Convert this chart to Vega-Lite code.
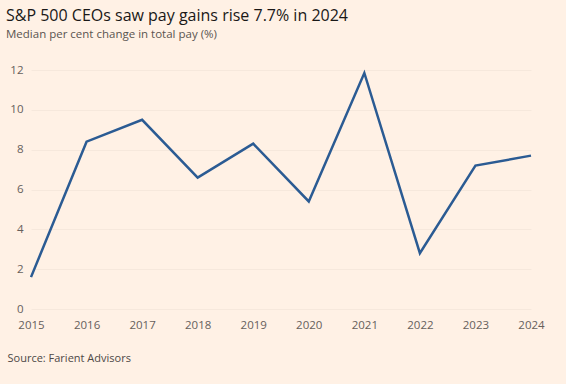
{
  "$schema": "https://vega.github.io/schema/vega-lite/v6.json",
  "autosize": {"type": "none"},
  "width": 500,
  "height": 239,
  "padding": {"left": 31, "top": 70, "right": 35, "bottom": 75},
  "background": "#FFF1E5",
  "config": {
    "view": {"stroke": null},
    "font": "Open Sans"
  },
  "title": {
    "text": "S&P 500 CEOs saw pay gains rise 7.7% in 2024",
    "subtitle": "Median per cent change in total pay (%)",
    "anchor": "start",
    "frame": "group",
    "dx": -25,
    "offset": 24,
    "fontSize": 16,
    "fontWeight": "normal",
    "color": "#1a1817",
    "subtitleFontSize": 11.5,
    "subtitleColor": "#5a5450",
    "subtitlePadding": 5
  },
  "data": {
    "values": [
      {"year": 2015, "pay": 1.6},
      {"year": 2016, "pay": 8.4},
      {"year": 2017, "pay": 9.5},
      {"year": 2018, "pay": 6.6},
      {"year": 2019, "pay": 8.3},
      {"year": 2020, "pay": 5.4},
      {"year": 2021, "pay": 11.85},
      {"year": 2022, "pay": 2.8},
      {"year": 2023, "pay": 7.2},
      {"year": 2024, "pay": 7.7}
    ]
  },
  "mark": {"type": "line", "color": "#2b5b93", "strokeWidth": 2.5},
  "encoding": {
    "x": {
      "field": "year",
      "type": "quantitative",
      "scale": {"domain": [2015, 2024], "nice": false, "zero": false},
      "axis": {
        "values": [2015, 2016, 2017, 2018, 2019, 2020, 2021, 2022, 2023, 2024],
        "format": "d",
        "grid": false,
        "domain": false,
        "ticks": false,
        "labelFlush": false,
        "labelBound": false,
        "labelOverlap": false,
        "labelPadding": 10,
        "labelFontSize": 11.5,
        "labelColor": "#66605c",
        "title": "Source: Farient Advisors",
        "titleAnchor": "start",
        "titleAlign": "left",
        "titleX": -24,
        "titleY": 43,
        "titleFontSize": 11,
        "titleFontWeight": "normal",
        "titleColor": "#4d4845"
      }
    },
    "y": {
      "field": "pay",
      "type": "quantitative",
      "scale": {"domain": [0, 12], "nice": false},
      "axis": {
        "values": [0, 2, 4, 6, 8, 10, 12],
        "title": null,
        "domain": false,
        "ticks": false,
        "labelPadding": 8,
        "labelFontSize": 11.5,
        "labelColor": "#66605c",
        "gridColor": "#f6e8dc",
        "gridWidth": 1
      }
    }
  }
}
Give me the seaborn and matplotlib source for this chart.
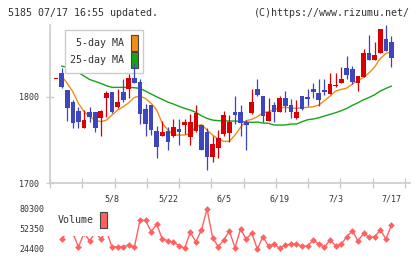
import numpy as np
import matplotlib
matplotlib.use("Agg")
import matplotlib.pyplot as plt
from matplotlib.patches import Patch
import seaborn as sns

# daily candles (the first one is the flat red bar at the left edge)
opens = [1820, 1827, 1808, 1794, 1784, 1764, 1782, 1782, 1776, 1799, 1805,
         1788, 1805, 1809, 1822, 1817, 1786, 1791, 1760, 1755, 1761,
         1755, 1763, 1767, 1753, 1760, 1767, 1759, 1730, 1741, 1757,
         1758, 1782, 1782, 1771, 1781, 1809, 1801, 1772, 1791, 1783,
         1799, 1791, 1776, 1801, 1800, 1809, 1804, 1808, 1803, 1812,
         1816, 1833, 1832, 1816, 1823, 1851, 1842, 1851, 1867, 1863]
highs = [1820, 1833, 1808, 1796, 1788, 1785, 1788, 1782, 1785, 1807, 1806,
         1809, 1821, 1826, 1839, 1820, 1792, 1791, 1766, 1772, 1765,
         1774, 1774, 1774, 1780, 1791, 1767, 1764, 1755, 1762, 1784,
         1779, 1801, 1791, 1773, 1809, 1821, 1801, 1799, 1794, 1801,
         1807, 1797, 1796, 1801, 1809, 1816, 1820, 1820, 1828, 1828,
         1834, 1847, 1836, 1824, 1855, 1871, 1863, 1878, 1883, 1870]
lows = [1820, 1810, 1772, 1764, 1764, 1764, 1771, 1759, 1755, 1777, 1781,
        1787, 1794, 1799, 1816, 1768, 1755, 1756, 1729, 1755, 1738,
        1753, 1744, 1757, 1744, 1759, 1738, 1715, 1725, 1729, 1755,
        1748, 1769, 1755, 1739, 1780, 1801, 1771, 1772, 1771, 1783,
        1783, 1776, 1774, 1785, 1789, 1799, 1789, 1802, 1803, 1811,
        1816, 1820, 1815, 1807, 1823, 1842, 1842, 1851, 1853, 1834]
closes = [1820, 1811, 1787, 1770, 1771, 1773, 1777, 1764, 1784, 1804, 1782,
          1794, 1796, 1822, 1816, 1780, 1769, 1762, 1742, 1759, 1748,
          1765, 1759, 1771, 1771, 1781, 1738, 1730, 1746, 1752, 1779,
          1771, 1779, 1770, 1767, 1794, 1802, 1778, 1782, 1782, 1799,
          1789, 1782, 1782, 1786, 1797, 1806, 1796, 1805, 1815, 1814,
          1821, 1825, 1817, 1824, 1851, 1842, 1848, 1878, 1853, 1845]

# moving averages
ma5 = [np.nan, 1824, 1815.5, 1805.8, 1792.4, 1782.8, 1777, 1773.1, 1771.2, 1773.1, 1778.9,
       1784.7, 1788.5, 1793.1, 1799.3, 1800.8, 1798.1, 1792.4, 1784.7, 1769.3, 1761.6,
       1755.8, 1755.8, 1755.8, 1757.7, 1765.4, 1768.1, 1761.6, 1755.8, 1751.2, 1748.5,
       1748.5, 1755.8, 1764.7, 1772.4, 1773.9, 1777, 1781.6, 1782.8, 1784.7, 1787.4,
       1787.8, 1787, 1786.6, 1787.4, 1787.8, 1788.5, 1790.5, 1795.5, 1800.8, 1806.6,
       1808.5, 1810.1, 1814.7, 1818.9, 1822.4, 1827.8, 1834.7, 1844.3, 1850.1, 1852]
ma25 = [np.nan, 1835.5, 1834, 1831, 1828, 1824, 1820, 1817.8, 1815.5, 1812.8, 1810.9,
        1810.9, 1810.9, 1810.9, 1810.5, 1809.7, 1806.6, 1803.2, 1800, 1797, 1793.9,
        1791.6, 1788.9, 1786.6, 1784.7, 1782, 1778.1, 1775, 1773.1, 1772.4, 1772,
        1772, 1772, 1771.6, 1770.8, 1770.4, 1770.8, 1769.7, 1769.3, 1767.4, 1767.4,
        1767.4, 1768.5, 1768.5, 1771.2, 1773.5, 1774.3, 1775.8, 1777.8, 1779.7, 1781.6,
        1783.9, 1786.6, 1790.1, 1793.1, 1796.6, 1799.3, 1802.4, 1806.6, 1809.7, 1812.4]

volume = [np.nan, 38400, 48000, 47000, 27000, 47000, 35600, 48000, 38400, 49000, 27600,
          27600, 27600, 30000, 26800, 64500, 64500, 48600, 58900, 38400, 36000,
          33800, 29000, 25400, 47700, 34600, 51000, 80300, 40200, 27600, 37000,
          49600, 26200, 52350, 38400, 46300, 24400, 41600, 28600, 31000, 25400,
          30000, 31000, 31000, 28600, 28600, 37000, 31000, 26800, 37000, 29000,
          31000, 41600, 50000, 35600, 46300, 40700, 41600, 51000, 38400, 57900]

date_pos = [10, 20, 30, 40, 50, 60]
date_labels = ["5/8", "5/22", "6/5", "6/19", "7/3", "7/17"]
vol_ticks = [24400, 52350, 80300]

RED = '#d80000'
BLUE = '#3d45bf'
ORANGE = '#f28c16'
GREEN = '#17a317'
VOLC = '#ff6161'
AXC = '#cccccc'
TXT = '#333333'

sns.set_theme(style="white")
plt.rcParams['font.family'] = ['DejaVu Sans Mono']

fig = plt.figure(figsize=(4.2, 2.59), dpi=100)
ax = fig.add_axes([50/420, 1-183.3/259, 360/420, 158.3/259])
axv = fig.add_axes([50/420, 1-253/259, 360/420, 48/259])

idx = np.arange(len(opens))
o = np.array(opens, dtype=float)
c = np.array(closes, dtype=float)
cols = np.where(c >= o, RED, BLUE)

# candles
ax.vlines(idx, lows, highs, colors=cols, lw=0.9, zorder=6)
ax.bar(idx, np.maximum(np.abs(c - o), 1.3), bottom=np.minimum(o, c),
       width=0.84, color=cols, lw=0, zorder=6)

# moving averages
sns.lineplot(x=idx, y=ma5, ax=ax, color=ORANGE, lw=1, zorder=2)
sns.lineplot(x=idx, y=ma25, ax=ax, color=GREEN, lw=1, zorder=2)

xl = ((50 - 56.1) / 5.59, (410 - 56.1) / 5.59)
ax.set_xlim(*xl)
ax.set_ylim(1700, 1883)
for s in ['top', 'right']:
    ax.spines[s].set_visible(False)
for s in ['left', 'bottom']:
    ax.spines[s].set_color(AXC)
    ax.spines[s].set_linewidth(1.2)
ax.set_yticks([1700, 1800])
ax.set_yticklabels(["1700", "1800"])
ax.tick_params(axis='y', direction='inout', length=5.8, width=1, color=AXC,
               labelsize=6, labelcolor=TXT, pad=4.8, left=True)
ax.set_xticks(date_pos)
ax.set_xticklabels(date_labels)
ax.tick_params(axis='x', which='major', length=0, labelsize=6, labelcolor=TXT, pad=8.4)
ax.set_xticks((np.linspace(50, 405, 12) - 56.1) / 5.59, minor=True)
ax.tick_params(axis='x', which='minor', direction='inout', length=6.5, width=1,
               color=AXC, bottom=True)
ax.set_xlabel("")
ax.set_ylabel("")

leg = ax.legend(handles=[Patch(facecolor=ORANGE, edgecolor='#444444', lw=0.8, label='5-day MA'),
                         Patch(facecolor=GREEN, edgecolor='#444444', lw=0.8, label='25-day MA')],
                loc='upper left', bbox_to_anchor=(65/420, 1-30/259),
                bbox_transform=fig.transFigure, borderaxespad=0, markerfirst=False,
                fontsize=7.2, handlelength=0.67, handleheight=2.08, handletextpad=0.7,
                labelspacing=0.1, borderpad=0.5, frameon=True, fancybox=False,
                framealpha=1, edgecolor=AXC, facecolor='white')
leg.get_frame().set_linewidth(1)
for t in leg.get_texts():
    t.set_color(TXT)

# volume panel
sns.lineplot(x=idx, y=volume, ax=axv, color=VOLC, lw=1, marker='D',
             markersize=3.4, markeredgewidth=0, zorder=2)
axv.set_xlim(*xl)
axv.set_ylim(18810, 85890)
for s in axv.spines.values():
    s.set_visible(False)
axv.set_xticks([])
axv.set_yticks(vol_ticks)
axv.set_yticklabels([str(v) for v in vol_ticks])
axv.tick_params(axis='y', length=0, labelsize=6, labelcolor=TXT, pad=4.3)
axv.set_xlabel("")
axv.set_ylabel("")
vleg = axv.legend(handles=[Patch(facecolor=VOLC, edgecolor='#444444', lw=0.8, label='Volume')],
                  loc='upper left', bbox_to_anchor=(50/420, 1-205/259),
                  bbox_transform=fig.transFigure, borderaxespad=0, markerfirst=False,
                  fontsize=7.2, handlelength=0.67, handleheight=2.02, handletextpad=0.67,
                  borderpad=0.75, frameon=True, fancybox=False, framealpha=1,
                  edgecolor='none', facecolor='white')
for t in vleg.get_texts():
    t.set_color(TXT)

fig.text(8/420, 1-12.5/259, "5185 07/17 16:55 updated.", fontsize=7.2, color=TXT, va='center')
fig.text(410/420, 1-12.5/259, "(C)https://www.rizumu.net/", fontsize=7.2, color=TXT,
         va='center', ha='right')

fig.savefig("out.png", dpi=100)
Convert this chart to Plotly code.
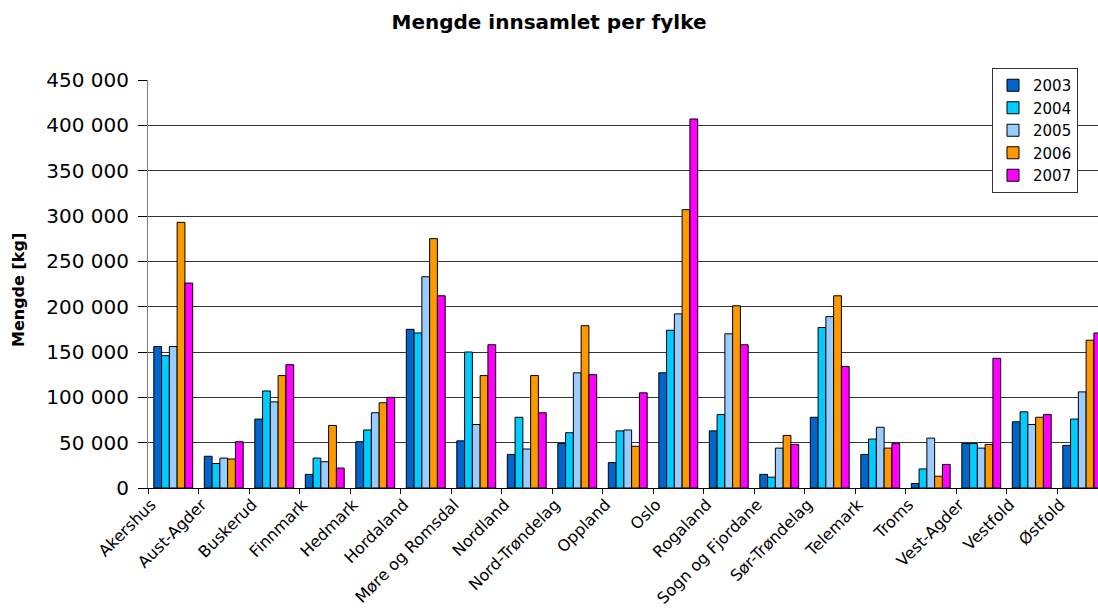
import plotly.graph_objects as go

categories = ["Akershus", "Aust-Agder", "Buskerud", "Finnmark", "Hedmark", "Hordaland",
              "Møre og Romsdal", "Nordland", "Nord-Trøndelag", "Oppland", "Oslo", "Rogaland",
              "Sogn og Fjordane", "Sør-Trøndelag", "Telemark", "Troms", "Vest-Agder",
              "Vestfold", "Østfold"]

years = ["2003", "2004", "2005", "2006", "2007"]

v2003 = [156000, 35000, 76000, 15000, 51000, 175000, 52000, 37000, 49000, 28000,
         127000, 63000, 15000, 78000, 37000, 5000, 49000, 73000, 47000]
v2004 = [146000, 27000, 107000, 33000, 64000, 171000, 150000, 78000, 61000, 63000,
         174000, 81000, 12000, 177000, 54000, 21000, 49000, 84000, 76000]
v2005 = [156000, 33000, 95000, 29000, 83000, 233000, 70000, 43000, 127000, 64000,
         192000, 170000, 44000, 189000, 67000, 55000, 44000, 70000, 106000]
v2006 = [293000, 32000, 124000, 69000, 94000, 275000, 124000, 124000, 179000, 46000,
         307000, 201000, 58000, 212000, 44000, 13000, 48000, 78000, 163000]
v2007 = [226000, 51000, 136000, 22000, 100000, 212000, 158000, 83000, 125000, 105000,
         407000, 158000, 48000, 134000, 49000, 26000, 143000, 81000, 171000]

series = [v2003, v2004, v2005, v2006, v2007]
colors = ["#0066CC", "#00CCFF", "#99CCFF", "#FF9900", "#FF00FF"]

yticks = [0, 50000, 100000, 150000, 200000, 250000, 300000, 350000, 400000, 450000]
ytick_text = ["0", "50 000", "100 000", "150 000", "200 000", "250 000", "300 000",
              "350 000", "400 000", "450 000"]

FONT = "DejaVu Sans"

fig = go.Figure()
for yr, vals, col in zip(years, series, colors):
    fig.add_trace(go.Bar(
        name=yr, x=categories, y=vals, legendgroup=yr,
        marker=dict(color=col, line=dict(color="black", width=1)),
    ))

W, H = 1098, 614
ml, mr, mt, mb = 148, 0, 80, 126
pw = W - ml - mr
ph = H - mt - mb

fig.update_layout(
    width=W, height=H,
    margin=dict(l=ml, r=mr, t=mt, b=mb, autoexpand=False),
    paper_bgcolor="white", plot_bgcolor="white",
    barmode="group", bargap=0.23, bargroupgap=0,
    font=dict(family=FONT, color="black"),
    title=dict(text="<b>Mengde innsamlet per fylke</b>", x=0.5, xanchor="center",
               y=1 - 22 / H, yanchor="middle", yref="container",
               font=dict(size=20, family=FONT, color="black")),
    legend=dict(x=(1078 - ml) / pw, y=(H - mb - 68) / ph, xanchor="right", yanchor="top",
                bgcolor="white", bordercolor="#333333", borderwidth=1,
                font=dict(size=15, family=FONT), tracegroupgap=3,
                traceorder="normal", itemwidth=30),
    xaxis=dict(range=[-0.5, -0.5 + pw / 50.5], tickangle=-45, tickson="boundaries",
               ticks="outside", ticklen=5, tickcolor="black", showline=True,
               linecolor="black", linewidth=1, showgrid=False, automargin=False,
               ticklabelshift=-22,
               tickfont=dict(size=16, family=FONT)),
    yaxis=dict(range=[0, 450000], tickvals=yticks, ticktext=ytick_text,
               ticks="outside", ticklen=9, tickcolor="black", showline=True,
               linecolor="#808080", linewidth=1, showgrid=True, gridcolor="#333333",
               gridwidth=1, zeroline=False, ticklabelstandoff=5, automargin=False,
               tickfont=dict(size=20, family=FONT)),
    annotations=[dict(text="<b>Mengde [kg]</b>", xref="paper", yref="paper",
                      x=(18 - ml) / pw, y=(H - mb - 290) / ph, xanchor="center",
                      yanchor="middle", textangle=-90, showarrow=False,
                      font=dict(size=16, family=FONT, color="black"))],
)

fig.write_html("out.html", config={"displayModeBar": False},
               post_script="document.body.style.margin='0';document.body.style.overflow='hidden';")
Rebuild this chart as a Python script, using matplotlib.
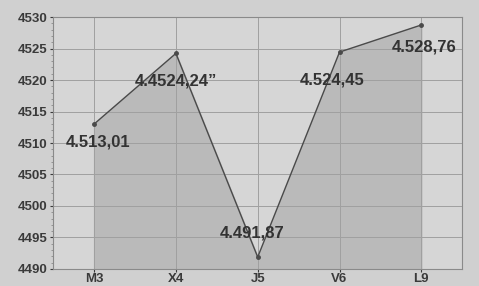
import matplotlib.pyplot as plt
import numpy as np
from matplotlib.ticker import MultipleLocator

categories = ['M3', 'X4', 'J5', 'V6', 'L9']
values = [4513.01, 4524.24, 4491.87, 4524.45, 4528.76]
labels = ['4.513,01', '4.4524,24\u201d', '4.491,87', '4.524,45', '4.528,76']

plt.rcParams['font.family'] = ['Liberation Sans Narrow', 'Liberation Sans', 'DejaVu Sans']

fig = plt.figure(figsize=(4.79, 2.86), dpi=100, facecolor='#d0d0d0')
ax = fig.add_axes([0.111, 0.06, 0.854, 0.88])
ax.set_facecolor('#d6d6d6')

x = np.arange(len(categories))
ax.fill_between(x, values, 4490, color='#bababa', zorder=1)
ax.plot(x, values, color='#4a4a4a', lw=1.0, marker='o', ms=2.5, zorder=3)

offsets = [(3, -13), (0, -20), (-4, 17), (-5, -20), (2, -16)]
for xi, v, lab, off in zip(x, values, labels, offsets):
    ax.annotate(lab, (xi, v), xytext=off, textcoords='offset points',
                ha='center', va='center', fontsize=12, color='#333333',
                fontweight='bold', zorder=4)

ax.set_xlim(-0.5, 4.5)
ax.set_ylim(4490, 4530)
ax.set_xticks(x)
ax.set_xticklabels(categories)
ax.yaxis.set_major_locator(MultipleLocator(5))
ax.yaxis.set_minor_locator(MultipleLocator(1))
ax.grid(True, color='#a0a0a0', lw=0.7, zorder=2)
for s in ax.spines.values():
    s.set_color('#8a8a8a')
    s.set_linewidth(0.8)
ax.tick_params(axis='both', labelsize=9.5, colors='#3a3a3a', length=2, pad=1)
ax.tick_params(axis='y', pad=2)
ax.tick_params(axis='y', which='minor', length=1.5, color='#8a8a8a')
for t in ax.get_xticklabels() + ax.get_yticklabels():
    t.set_fontweight('bold')

fig.savefig('out.png', dpi=100, facecolor=fig.get_facecolor())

What this task involves:
Using the listing above, repeat word for word each line from the one with "Rebuild this chart" down to the one with "plt.rcParams['font.family'] = ['Liberation", both included. Omit all pictures.

Complete response:
Rebuild this chart as a Python script, using matplotlib.
import matplotlib.pyplot as plt
import numpy as np
from matplotlib.ticker import MultipleLocator

categories = ['M3', 'X4', 'J5', 'V6', 'L9']
values = [4513.01, 4524.24, 4491.87, 4524.45, 4528.76]
labels = ['4.513,01', '4.4524,24\u201d', '4.491,87', '4.524,45', '4.528,76']

plt.rcParams['font.family'] = ['Liberation Sans Narrow', 'Liberation Sans', 'DejaVu Sans']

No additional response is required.